## MATERIAL FOR THE TASK
[START]

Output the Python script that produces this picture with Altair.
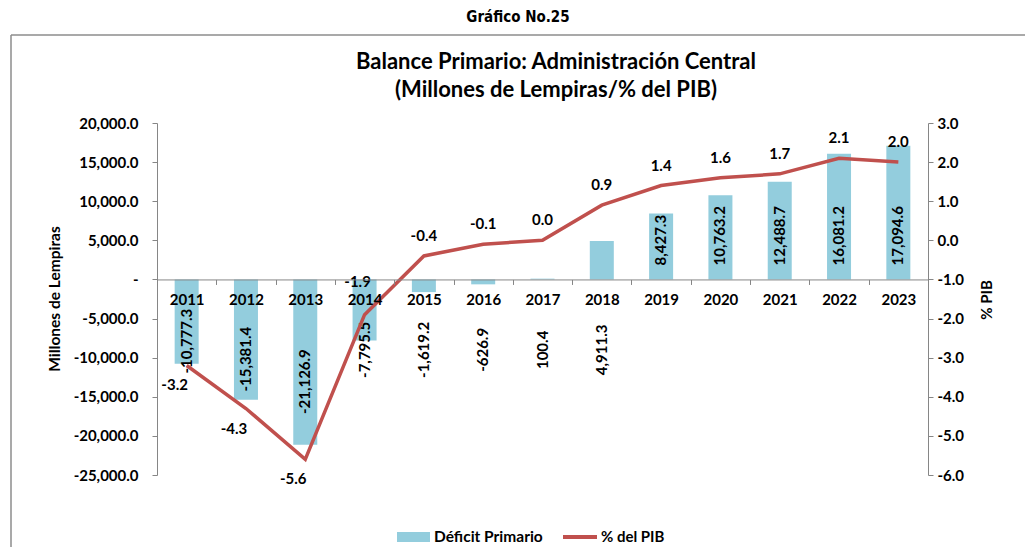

[END]
[START]

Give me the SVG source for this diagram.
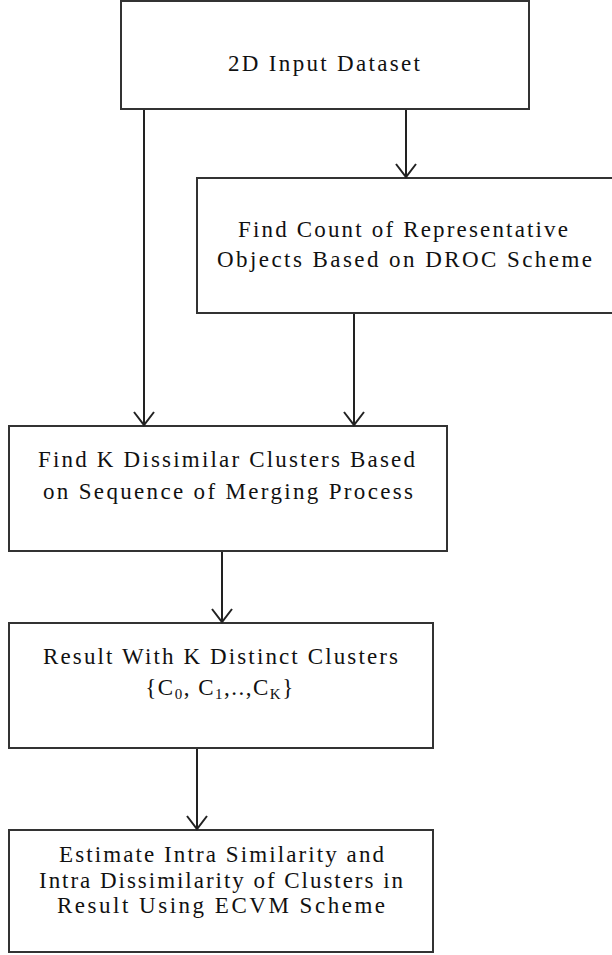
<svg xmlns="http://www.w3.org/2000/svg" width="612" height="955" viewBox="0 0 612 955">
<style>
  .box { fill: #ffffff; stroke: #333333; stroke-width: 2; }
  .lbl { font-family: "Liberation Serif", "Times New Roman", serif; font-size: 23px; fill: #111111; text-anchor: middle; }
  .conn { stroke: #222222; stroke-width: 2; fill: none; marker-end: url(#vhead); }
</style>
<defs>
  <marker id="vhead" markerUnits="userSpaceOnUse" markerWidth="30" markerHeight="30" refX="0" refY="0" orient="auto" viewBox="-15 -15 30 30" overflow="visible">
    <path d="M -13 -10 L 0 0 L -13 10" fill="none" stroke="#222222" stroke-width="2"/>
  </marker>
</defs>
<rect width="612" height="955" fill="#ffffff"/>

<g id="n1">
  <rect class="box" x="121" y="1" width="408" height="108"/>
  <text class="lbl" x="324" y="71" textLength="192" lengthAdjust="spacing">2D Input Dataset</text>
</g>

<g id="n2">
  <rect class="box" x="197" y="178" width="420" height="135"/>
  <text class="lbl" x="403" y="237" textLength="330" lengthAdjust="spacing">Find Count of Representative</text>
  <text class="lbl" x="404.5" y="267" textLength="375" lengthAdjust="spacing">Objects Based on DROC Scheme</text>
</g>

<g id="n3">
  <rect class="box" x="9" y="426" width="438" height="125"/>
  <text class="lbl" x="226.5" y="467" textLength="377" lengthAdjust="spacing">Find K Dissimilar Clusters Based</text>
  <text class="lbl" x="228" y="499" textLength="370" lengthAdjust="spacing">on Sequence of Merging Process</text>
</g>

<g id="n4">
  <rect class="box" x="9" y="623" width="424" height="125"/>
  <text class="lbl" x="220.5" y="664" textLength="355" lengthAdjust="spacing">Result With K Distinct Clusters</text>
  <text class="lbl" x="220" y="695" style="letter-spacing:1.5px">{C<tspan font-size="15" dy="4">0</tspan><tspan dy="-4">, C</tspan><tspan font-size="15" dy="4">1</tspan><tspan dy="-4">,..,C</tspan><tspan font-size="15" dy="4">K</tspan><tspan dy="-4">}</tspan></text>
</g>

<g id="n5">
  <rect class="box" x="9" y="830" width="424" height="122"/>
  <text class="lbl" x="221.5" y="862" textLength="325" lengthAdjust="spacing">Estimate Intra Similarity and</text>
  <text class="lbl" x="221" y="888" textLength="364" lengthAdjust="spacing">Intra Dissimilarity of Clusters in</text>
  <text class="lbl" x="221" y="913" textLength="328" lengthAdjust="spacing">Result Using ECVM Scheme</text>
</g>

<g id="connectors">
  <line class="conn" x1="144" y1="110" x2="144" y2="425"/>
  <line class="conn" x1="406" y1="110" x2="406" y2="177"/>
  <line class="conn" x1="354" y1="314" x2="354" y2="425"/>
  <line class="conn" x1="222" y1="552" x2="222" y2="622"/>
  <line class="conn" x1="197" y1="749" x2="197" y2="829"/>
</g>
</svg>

[END]
[START]

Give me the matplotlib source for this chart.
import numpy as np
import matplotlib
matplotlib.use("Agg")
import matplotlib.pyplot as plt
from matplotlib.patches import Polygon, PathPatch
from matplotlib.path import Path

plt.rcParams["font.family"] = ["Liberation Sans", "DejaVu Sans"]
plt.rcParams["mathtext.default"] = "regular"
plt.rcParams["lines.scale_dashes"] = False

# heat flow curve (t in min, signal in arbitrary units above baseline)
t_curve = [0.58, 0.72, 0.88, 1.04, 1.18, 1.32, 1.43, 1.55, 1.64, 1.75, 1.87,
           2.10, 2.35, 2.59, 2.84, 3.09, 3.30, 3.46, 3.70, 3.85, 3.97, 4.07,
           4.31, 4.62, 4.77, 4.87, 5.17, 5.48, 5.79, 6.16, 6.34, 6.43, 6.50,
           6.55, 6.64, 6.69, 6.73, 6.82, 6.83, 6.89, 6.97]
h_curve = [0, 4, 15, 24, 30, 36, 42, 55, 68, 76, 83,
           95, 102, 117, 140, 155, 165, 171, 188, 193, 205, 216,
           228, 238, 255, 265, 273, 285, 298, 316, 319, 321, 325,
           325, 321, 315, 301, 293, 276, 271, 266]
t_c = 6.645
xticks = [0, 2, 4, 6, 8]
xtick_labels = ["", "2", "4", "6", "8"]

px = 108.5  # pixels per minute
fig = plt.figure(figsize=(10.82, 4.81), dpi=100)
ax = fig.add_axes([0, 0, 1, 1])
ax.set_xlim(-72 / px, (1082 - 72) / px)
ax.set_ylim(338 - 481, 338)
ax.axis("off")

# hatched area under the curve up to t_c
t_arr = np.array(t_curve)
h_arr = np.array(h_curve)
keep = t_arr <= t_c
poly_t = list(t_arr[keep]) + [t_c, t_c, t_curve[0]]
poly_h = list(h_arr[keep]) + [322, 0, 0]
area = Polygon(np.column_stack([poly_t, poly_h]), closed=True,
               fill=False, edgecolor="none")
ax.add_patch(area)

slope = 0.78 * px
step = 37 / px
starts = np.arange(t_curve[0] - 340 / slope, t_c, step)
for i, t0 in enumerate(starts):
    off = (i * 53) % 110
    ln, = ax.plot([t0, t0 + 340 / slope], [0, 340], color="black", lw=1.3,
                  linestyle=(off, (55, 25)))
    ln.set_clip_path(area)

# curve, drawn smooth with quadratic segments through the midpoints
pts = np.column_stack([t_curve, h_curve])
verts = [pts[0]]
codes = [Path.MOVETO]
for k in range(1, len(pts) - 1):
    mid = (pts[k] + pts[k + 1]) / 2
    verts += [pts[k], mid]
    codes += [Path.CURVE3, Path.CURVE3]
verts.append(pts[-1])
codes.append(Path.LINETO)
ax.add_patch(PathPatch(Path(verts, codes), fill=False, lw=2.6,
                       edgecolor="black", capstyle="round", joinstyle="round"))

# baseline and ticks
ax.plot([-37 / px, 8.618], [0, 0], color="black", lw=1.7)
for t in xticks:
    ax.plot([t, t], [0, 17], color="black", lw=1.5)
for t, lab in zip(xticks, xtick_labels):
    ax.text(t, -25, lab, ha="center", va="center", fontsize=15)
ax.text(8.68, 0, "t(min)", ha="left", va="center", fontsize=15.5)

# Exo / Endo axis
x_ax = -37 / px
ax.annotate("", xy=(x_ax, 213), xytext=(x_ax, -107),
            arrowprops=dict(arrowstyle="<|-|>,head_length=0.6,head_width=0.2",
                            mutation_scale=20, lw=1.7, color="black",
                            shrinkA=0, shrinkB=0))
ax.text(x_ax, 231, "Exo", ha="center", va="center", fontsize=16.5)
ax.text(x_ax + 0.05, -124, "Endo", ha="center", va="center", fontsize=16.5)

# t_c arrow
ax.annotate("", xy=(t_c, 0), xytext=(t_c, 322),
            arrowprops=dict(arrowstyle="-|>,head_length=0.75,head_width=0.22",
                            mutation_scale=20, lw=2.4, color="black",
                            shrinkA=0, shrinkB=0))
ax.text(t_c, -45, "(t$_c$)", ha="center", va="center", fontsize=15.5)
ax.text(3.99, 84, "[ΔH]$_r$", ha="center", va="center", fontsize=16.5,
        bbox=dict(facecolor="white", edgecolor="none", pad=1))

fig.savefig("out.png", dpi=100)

[END]

## EXERCISE DIRECTIONS
Your task is to list each line of the records with the word "Give".

## TASK RESPONSE
Give me the SVG source for this diagram.
Give me the matplotlib source for this chart.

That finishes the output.